### Required work
Leave out the pictures and repeat the data exactly.

## Start Material

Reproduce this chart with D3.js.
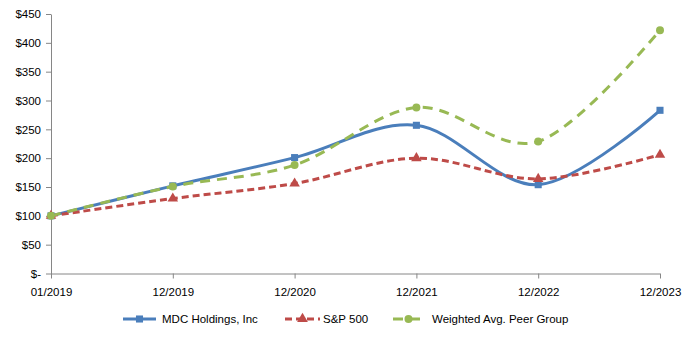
<!DOCTYPE html>
<html>
<head>
<meta charset="utf-8">
<script src="https://cdn.jsdelivr.net/npm/d3@7"></script>
<style>
  html, body { margin: 0; padding: 0; background: #fff; }
  svg { display: block; font-family: "Liberation Sans", Arial, sans-serif; }
  .axis text { fill: #000; font-size: 11.5px; }
  .axis path, .axis line { stroke: #868686; }
</style>
</head>
<body>
<svg id="chart" width="698" height="338"></svg>
<script>
// Cumulative total return of a $100 investment
const periods = ["01/2019", "12/2019", "12/2020", "12/2021", "12/2022", "12/2023"];
const mdcValues = [100, 152, 201, 257, 154, 283];
const spValues = [100, 130, 156, 200, 164, 206];
const peerValues = [100, 151, 188, 288, 229, 422];
const yTicks = [0, 50, 100, 150, 200, 250, 300, 350, 400, 450];

const series = [
  { name: "MDC Holdings, Inc", values: mdcValues, color: "#4A7EBB", dash: null, marker: "square" },
  { name: "S&P 500", values: spValues, color: "#BE4B48", dash: "7,4", marker: "triangle" },
  { name: "Weighted Avg. Peer Group", values: peerValues, color: "#98B954", dash: "10,7", marker: "circle" }
];

const svg = d3.select("#chart");
const plotLeft = 51, plotRight = 660, plotTop = 14, plotBottom = 273.5;

const x = d3.scalePoint().domain(periods).range([plotLeft, plotRight]);
const y = d3.scaleLinear().domain([0, 450]).range([plotBottom, plotTop]);

// Y axis
const yAxis = svg.append("g").attr("class", "axis")
  .attr("transform", `translate(${plotLeft},0)`)
  .call(d3.axisLeft(y).tickValues(yTicks).tickSize(5).tickSizeOuter(0)
    .tickFormat(d => d === 0 ? "$-" : "$" + d));
yAxis.selectAll("text").attr("dx", "-2");

// X axis
const xAxis = svg.append("g").attr("class", "axis")
  .attr("transform", `translate(0,${plotBottom})`)
  .call(d3.axisBottom(x).tickSize(5).tickSizeOuter(0));
xAxis.select(".domain").attr("d", `M${plotLeft},0.5H${plotRight}`);
xAxis.selectAll("text").attr("dy", "1.25em");

const line = d3.line()
  .x((d, i) => x(periods[i]))
  .y(d => y(d))
  .curve(d3.curveCatmullRom.alpha(0));

const symbolFor = m => m === "square" ? d3.symbolSquare : m === "triangle" ? d3.symbolTriangle : d3.symbolCircle;

series.forEach(s => {
  svg.append("path")
    .datum(s.values)
    .attr("fill", "none")
    .attr("stroke", s.color)
    .attr("stroke-width", 3)
    .attr("stroke-dasharray", s.dash)
    .attr("d", line);
});

series.forEach(s => {
  svg.append("g").selectAll("path")
    .data(s.values)
    .join("path")
    .attr("transform", (d, i) => `translate(${x(periods[i])},${y(d)})`)
    .attr("d", d3.symbol().type(symbolFor(s.marker)).size(s.marker === "triangle" ? 48 : 50))
    .attr("fill", s.color);
});

// Legend
const legendY = 319;
const legendItems = [
  { s: series[0], x0: 123, x1: 156, tx: 162 },
  { s: series[1], x0: 285, x1: 320, tx: 323 },
  { s: series[2], x0: 393, x1: 424, tx: 432 }
];
const legend = svg.append("g");
legendItems.forEach(it => {
  legend.append("line")
    .attr("x1", it.x0).attr("x2", it.x1)
    .attr("y1", legendY).attr("y2", legendY)
    .attr("stroke", it.s.color).attr("stroke-width", 3)
    .attr("stroke-dasharray", it.s.dash);
  legend.append("path")
    .attr("transform", `translate(${(it.x0 + it.x1) / 2},${legendY})`)
    .attr("d", d3.symbol().type(symbolFor(it.s.marker)).size(50))
    .attr("fill", it.s.color);
  legend.append("text")
    .attr("x", it.tx).attr("y", legendY)
    .attr("dy", "0.35em")
    .attr("font-size", "11.5px")
    .text(it.s.name);
});
</script>
</body>
</html>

## End Material

### Written response
Reproduce this chart with D3.js.
<!DOCTYPE html>
<html>
<head>
<meta charset="utf-8">
<script src="https://cdn.jsdelivr.net/npm/d3@7"></script>
<style>
  html, body { margin: 0; padding: 0; background: #fff; }
  svg { display: block; font-family: "Liberation Sans", Arial, sans-serif; }
  .axis text { fill: #000; font-size: 11.5px; }
  .axis path, .axis line { stroke: #868686; }
</style>
</head>
<body>
<svg id="chart" width="698" height="338"></svg>
<script>
// Cumulative total return of a $100 investment
const periods = ["01/2019", "12/2019", "12/2020", "12/2021", "12/2022", "12/2023"];
const mdcValues = [100, 152, 201, 257, 154, 283];
const spValues = [100, 130, 156, 200, 164, 206];
const peerValues = [100, 151, 188, 288, 229, 422];
const yTicks = [0, 50, 100, 150, 200, 250, 300, 350, 400, 450];

const series = [
  { name: "MDC Holdings, Inc", values: mdcValues, color: "#4A7EBB", dash: null, marker: "square" },
  { name: "S&P 500", values: spValues, color: "#BE4B48", dash: "7,4", marker: "triangle" },
  { name: "Weighted Avg. Peer Group", values: peerValues, color: "#98B954", dash: "10,7", marker: "circle" }
];

const svg = d3.select("#chart");
const plotLeft = 51, plotRight = 660, plotTop = 14, plotBottom = 273.5;

const x = d3.scalePoint().domain(periods).range([plotLeft, plotRight]);
const y = d3.scaleLinear().domain([0, 450]).range([plotBottom, plotTop]);

// Y axis
const yAxis = svg.append("g").attr("class", "axis")
  .attr("transform", `translate(${plotLeft},0)`)
  .call(d3.axisLeft(y).tickValues(yTicks).tickSize(5).tickSizeOuter(0)
    .tickFormat(d => d === 0 ? "$-" : "$" + d));
yAxis.selectAll("text").attr("dx", "-2");

// X axis
const xAxis = svg.append("g").attr("class", "axis")
  .attr("transform", `translate(0,${plotBottom})`)
  .call(d3.axisBottom(x).tickSize(5).tickSizeOuter(0));
xAxis.select(".domain").attr("d", `M${plotLeft},0.5H${plotRight}`);
xAxis.selectAll("text").attr("dy", "1.25em");

const line = d3.line()
  .x((d, i) => x(periods[i]))
  .y(d => y(d))
  .curve(d3.curveCatmullRom.alpha(0));

const symbolFor = m => m === "square" ? d3.symbolSquare : m === "triangle" ? d3.symbolTriangle : d3.symbolCircle;

series.forEach(s => {
  svg.append("path")
    .datum(s.values)
    .attr("fill", "none")
    .attr("stroke", s.color)
    .attr("stroke-width", 3)
    .attr("stroke-dasharray", s.dash)
    .attr("d", line);
});

series.forEach(s => {
  svg.append("g").selectAll("path")
    .data(s.values)
    .join("path")
    .attr("transform", (d, i) => `translate(${x(periods[i])},${y(d)})`)
    .attr("d", d3.symbol().type(symbolFor(s.marker)).size(s.marker === "triangle" ? 48 : 50))
    .attr("fill", s.color);
});

// Legend
const legendY = 319;
const legendItems = [
  { s: series[0], x0: 123, x1: 156, tx: 162 },
  { s: series[1], x0: 285, x1: 320, tx: 323 },
  { s: series[2], x0: 393, x1: 424, tx: 432 }
];
const legend = svg.append("g");
legendItems.forEach(it => {
  legend.append("line")
    .attr("x1", it.x0).attr("x2", it.x1)
    .attr("y1", legendY).attr("y2", legendY)
    .attr("stroke", it.s.color).attr("stroke-width", 3)
    .attr("stroke-dasharray", it.s.dash);
  legend.append("path")
    .attr("transform", `translate(${(it.x0 + it.x1) / 2},${legendY})`)
    .attr("d", d3.symbol().type(symbolFor(it.s.marker)).size(50))
    .attr("fill", it.s.color);
  legend.append("text")
    .attr("x", it.tx).attr("y", legendY)
    .attr("dy", "0.35em")
    .attr("font-size", "11.5px")
    .text(it.s.name);
});
</script>
</body>
</html>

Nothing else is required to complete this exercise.